O liturgista disse, a 1 de novembro, à Rádio Renascença que o “Panteão foi dedicado à Santíssima Virgem e a todos os mártires, em 13 de maio de 610” e que, “a partir daí, essa data começou a ser comemorada anualmente”. Portanto, “o dia 13 de maio era o Dia de Todos os Santos Mártires e dia da Santíssima Virgem, porque era o aniversário da dedicação dessa Igreja”. Depois, as Igrejas locais começaram a fazer, em datas diferentes, celebrações com o mesmo conteúdo, alargando a todos os santos e inclusive aos santos não canonizados e aos não beatificados.

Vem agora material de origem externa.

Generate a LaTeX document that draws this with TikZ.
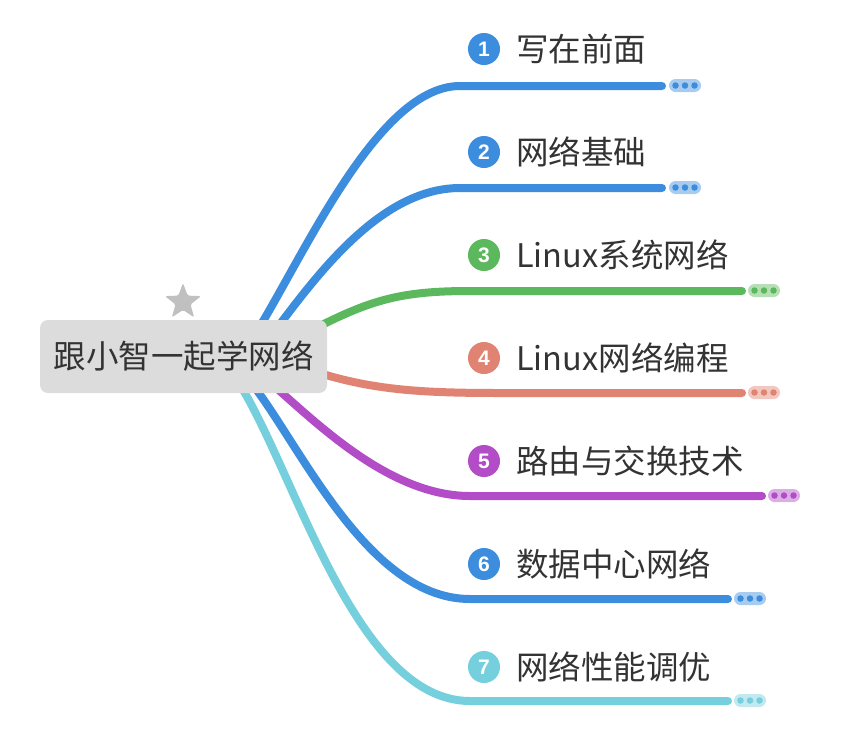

A data de 1 de novembro foi adotada, primeiro, na Inglaterra no século VIII e passou, depois, ao império de Carlos Magno, talvez por influência do “ministro Alcuíno” (Alcuíno de Iorque foi um monge, poeta, matemático e professor inglês), que era de origem britânica. E é então que a data se tornou obrigatória no reino dos Francos e, depois, se alargou a toda a Igreja, por vontade do Papa Gregório III, celebrando os santos canonizados e os não canonizados. E é a festa da felicidade, das bem-aventuranças, em conformidade com o Evangelho do dia (MT 5,1-12a).

Para o Catecismo da Igreja Católica, “todos os fiéis cristãos, de qualquer estado ou ordem, são chamados à plenitude da vida cristã e à perfeição da caridade. Todos são chamados à santidade.”

Já a Comemoração dos Fiéis Defuntos “é uma celebração de conteúdo diferente e até fica bem na sequência”, segundo o padre João Peixoto, que lamenta o facto de, “infelizmente, na nossa prática” haver “uma sobreposição pelo facto de o dia 2 de novembro não ser feriado, ao contrário do dia 1, o que leva as pessoas a aproveitar para ir aos cemitérios de véspera”.

O liturgista sublinha a ideia de que a Igreja nunca omite “a comemoração dos fiéis que já partiram deste mundo marcados com o sinal da fé e que agora dormem o sono da paz”, como se reza no Cânone Romano ou Oração Eucarística I, porque “não há nenhuma celebração da eucaristia em que não sejam recordados ‘todos os fiéis defuntos, todos os que nos precederam desde o princípio do mundo’”, como diz a Oração Eucarística II – outro lado da santidade nos membros da Igreja.

Diz o antigo professor de Liturgia da Faculdade de Teologia da Universidade Católica (Centro Regional do Porto, a ideia de consagrar um dia à oração pelos defuntos se terá desenvolvido em ambiente monástico, tendo sido o abade de Cluny, Santo Odilão, quem, já em finais do século X, determinou que todos os mosteiros da sua ordem fizessem a comemoração de todos os Fiéis Defuntos no dia a seguir ao da Solenidade de Todos os Santos.

O sacerdote adianta que “o costume se generalizou” e que “Roma o oficializou no século XIV”.

Segundo o ensinamento da Igreja, a intenção catequética da Solenidade de Todos os Santos releva o chamamento de Cristo a cada pessoa para O seguir e ser santa à imagem de Deus, a imagem em que foi criada e para a qual deve continuar a caminhar em amor. Isto não só faz ver que há santos vivos (não só os do passado) e que cada pessoa o pode ser, mas sobretudo faz entender que são inúmeros os santos que não são conhecidos, que do mesmo jeito que os canonizados igualmente veem Deus face a face, têm plena felicidade e intercedem por nós. Nesta celebração, o povo católico é conduzido à contemplação do que dizia São João Henrique Newman: não somos simplesmente pessoas imperfeitas em necessidade de melhorias, mas rebeldes pecadores que devem render-se, aceitando a vida com Deus, e realizar isso é a santidade aos olhos de Deus.